> True, but all those migration scripts/patches/table locks add complexity and inconvenience (less agile).
I don't think so. You could say exactly the same thing about maintaining tests for your code. Explicit schemas and constraints (and the effort that goes along with maintaining them) are very much like having tests for your data. They both help ensure that your code actually works when it needs to.
Last time I worked with PostgreSQL, it would lock entire table while adding a new column. Imagine users table, then you have to schedule this kind of altering outside business hours... which impacts devs (they have to stay late and/or come early) and business potentially, it has to wait till next day to have a feature delivered.
All these are trade-offs and everyone decides what is more important for them.
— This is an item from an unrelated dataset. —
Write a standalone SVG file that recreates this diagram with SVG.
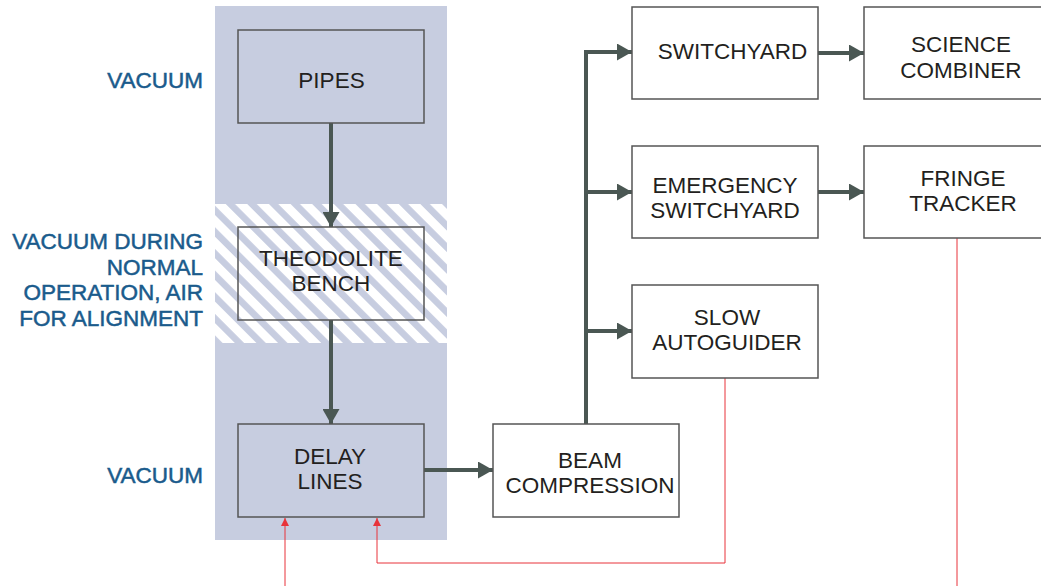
<svg xmlns="http://www.w3.org/2000/svg" width="1041" height="586" viewBox="0 0 1041 586">
<defs>
<pattern id="hatch" patternUnits="userSpaceOnUse" width="15.3" height="15.3" patternTransform="rotate(-45)">
<rect x="0" y="0" width="15.3" height="15.3" fill="#ffffff"/>
<rect x="0" y="0" width="6.6" height="15.3" fill="#c7cde0"/>
</pattern>
<marker id="ah" markerUnits="userSpaceOnUse" markerWidth="16" markerHeight="17" refX="15" refY="8.5" orient="auto">
<path d="M0,0 L15,8.5 L0,17 Z" fill="#4a5753"/>
</marker>
<marker id="rh" markerUnits="userSpaceOnUse" markerWidth="8" markerHeight="8" refX="8" refY="4" orient="auto">
<path d="M0,0 L8,4 L0,8 Z" fill="#e8333a"/>
</marker>
</defs>
<style>
.box{stroke:#555555;stroke-width:1.5}
.w{fill:#ffffff}
.t{fill:none}
.txt{font-family:"Liberation Sans",Arial,sans-serif;font-size:22.5px;fill:#231f20;text-anchor:middle}
.lbl{font-family:"Liberation Sans",Arial,sans-serif;font-size:22.5px;fill:#1a5b8c;stroke:#1a5b8c;stroke-width:0.5;text-anchor:end}
.arr{fill:none;stroke:#4a5753;stroke-width:4}
.red{fill:none;stroke:#e8333a;stroke-width:1}
</style>
<g id="background">
<rect x="215" y="6" width="232" height="534" fill="#c7cde0"/>
<rect x="215" y="204" width="232" height="139" fill="url(#hatch)"/>
</g>
<g id="labels">
<text class="lbl" x="203" y="88">VACUUM</text>
<text class="lbl" x="203" y="249">VACUUM DURING</text>
<text class="lbl" x="203" y="275">NORMAL</text>
<text class="lbl" x="203" y="300">OPERATION, AIR</text>
<text class="lbl" x="203" y="326">FOR ALIGNMENT</text>
<text class="lbl" x="203" y="483">VACUUM</text>
</g>
<g id="connectors">
<path class="arr" d="M331,123 V227" marker-end="url(#ah)"/>
<path class="arr" d="M331,320 V424" marker-end="url(#ah)"/>
<path class="arr" d="M424,470 H493" marker-end="url(#ah)"/>
<path class="arr" d="M586,424 V52 H632" marker-end="url(#ah)"/>
<path class="arr" d="M586,192 H632" marker-end="url(#ah)"/>
<path class="arr" d="M586,331 H632" marker-end="url(#ah)"/>
<path class="arr" d="M818,53 H864" marker-end="url(#ah)"/>
<path class="arr" d="M818,192 H864" marker-end="url(#ah)"/>
<path class="red" d="M725,378 V563 H377 V518" marker-end="url(#rh)"/>
<path class="red" d="M285,586 V518" marker-end="url(#rh)"/>
<path class="red" d="M957,238 V586"/>
</g>
<g id="pipes">
<rect class="box t" x="238" y="30" width="186" height="93"/>
<text class="txt" x="331.5" y="88">PIPES</text>
</g>
<g id="theodolite-bench">
<rect class="box t" x="238" y="227" width="186" height="93"/>
<text class="txt" x="331" y="266">THEODOLITE</text>
<text class="txt" x="331" y="291">BENCH</text>
</g>
<g id="delay-lines">
<rect class="box t" x="238" y="424" width="186" height="93"/>
<text class="txt" x="330" y="464">DELAY</text>
<text class="txt" x="330" y="489">LINES</text>
</g>
<g id="beam-compression">
<rect class="box w" x="493" y="424" width="186" height="93"/>
<text class="txt" x="590" y="468">BEAM</text>
<text class="txt" x="590" y="493">COMPRESSION</text>
</g>
<g id="switchyard">
<rect class="box w" x="632" y="7" width="186" height="92"/>
<text class="txt" x="732.5" y="59">SWITCHYARD</text>
</g>
<g id="science-combiner">
<rect class="box w" x="864" y="7" width="190" height="92"/>
<text class="txt" x="961" y="52">SCIENCE</text>
<text class="txt" x="961" y="78">COMBINER</text>
</g>
<g id="emergency-switchyard">
<rect class="box w" x="632" y="146" width="186" height="92"/>
<text class="txt" x="725" y="193">EMERGENCY</text>
<text class="txt" x="725" y="218">SWITCHYARD</text>
</g>
<g id="fringe-tracker">
<rect class="box w" x="864" y="146" width="190" height="92"/>
<text class="txt" x="963" y="186">FRINGE</text>
<text class="txt" x="963" y="211">TRACKER</text>
</g>
<g id="slow-autoguider">
<rect class="box w" x="632" y="285" width="186" height="93"/>
<text class="txt" x="727" y="325">SLOW</text>
<text class="txt" x="727" y="350">AUTOGUIDER</text>
</g>
</svg>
That's only the case if you add a DEFAULT value for the new column. Up until the soon-to-be-released v11 that required updating existing rows. Without a default it's essentially just inserting a single row in a row into an internal catalog table (pg_attribute). With a default in v11, we basically just store the default for a new column out of line, and reference it when the row is read.
In either case a lock has to be acquired on the table, which means if there's a longrunning transaction, you can end up blocking for a while...
I don't think so. You could say exactly the same thing about maintaining tests for your code. Explicit schemas and constraints (and the effort that goes along with maintaining them) are very much like having tests for your data. They both help ensure that your code actually works when it needs to.